Hope that gave some useful pointers!

haruishi43 commented 4 months ago

Thank you for your response! I really appreciate your feedback.

I'm sorry I didn't provide my experimental setup at all. I modified Sensoy's EDL for image classification to pixel-wise classification and changed the final activation to sigmoid instead of ReLU and trained the model with cross-entropy loss that they proposed with KLdiv regularization. I used Pascal VOC as the training dataset and used their validation split to visualize the uncertainties. I've just realized that Pascal VOC may not be a good dataset since the mask boundaries are considered ignore pixels where these pixels do not contribute to the loss. I think this might have a strong influence in the uncertainty estimates! I'll try again with another dataset which does not have ignore pixels around the mask boundaries.

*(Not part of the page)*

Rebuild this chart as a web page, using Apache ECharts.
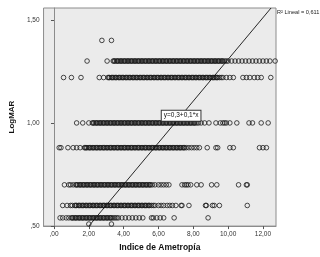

I also appreciate you giving some strategies to improve the uncertainty estimates. I haven't researched enough about methods which gives OOD examples during training, but I did survey methods like PostNet and NatPN which doesn't require OOD examples. I also found an impressive paper which adapted NatPN for the task of semantic segmentation called "Deep Evidential Uncertainty Estimation for Semantic Segmentation under Out-Of-Distribution Obstacles", which I think closely resembles the second strategy you gave.

Thank you again for your feedback!

Kaleidophon commented 4 months ago

I think the sigmoid might be a problem here, because the alpha values that parameterize the Dirichlet distribution are positive (unbounded) real numbers, I am afraid you might be unnecessarily restricting them to [0, 1]? That is why people parameterize them using ReLU, exponential function or softplus.

haruishi43 commented 4 months ago

sorry, I mistyped. I used exponential function as my activation. I've also tried relu and softplus with SSE, but I had trouble training the model. I could not obtain good IoU at all. It seems CE or NLL with exp seemed to train reliably for semantic segmentation (I've also seen exp(tanh(evidence) / 0.25) being used in some implementations, and that worked well as well).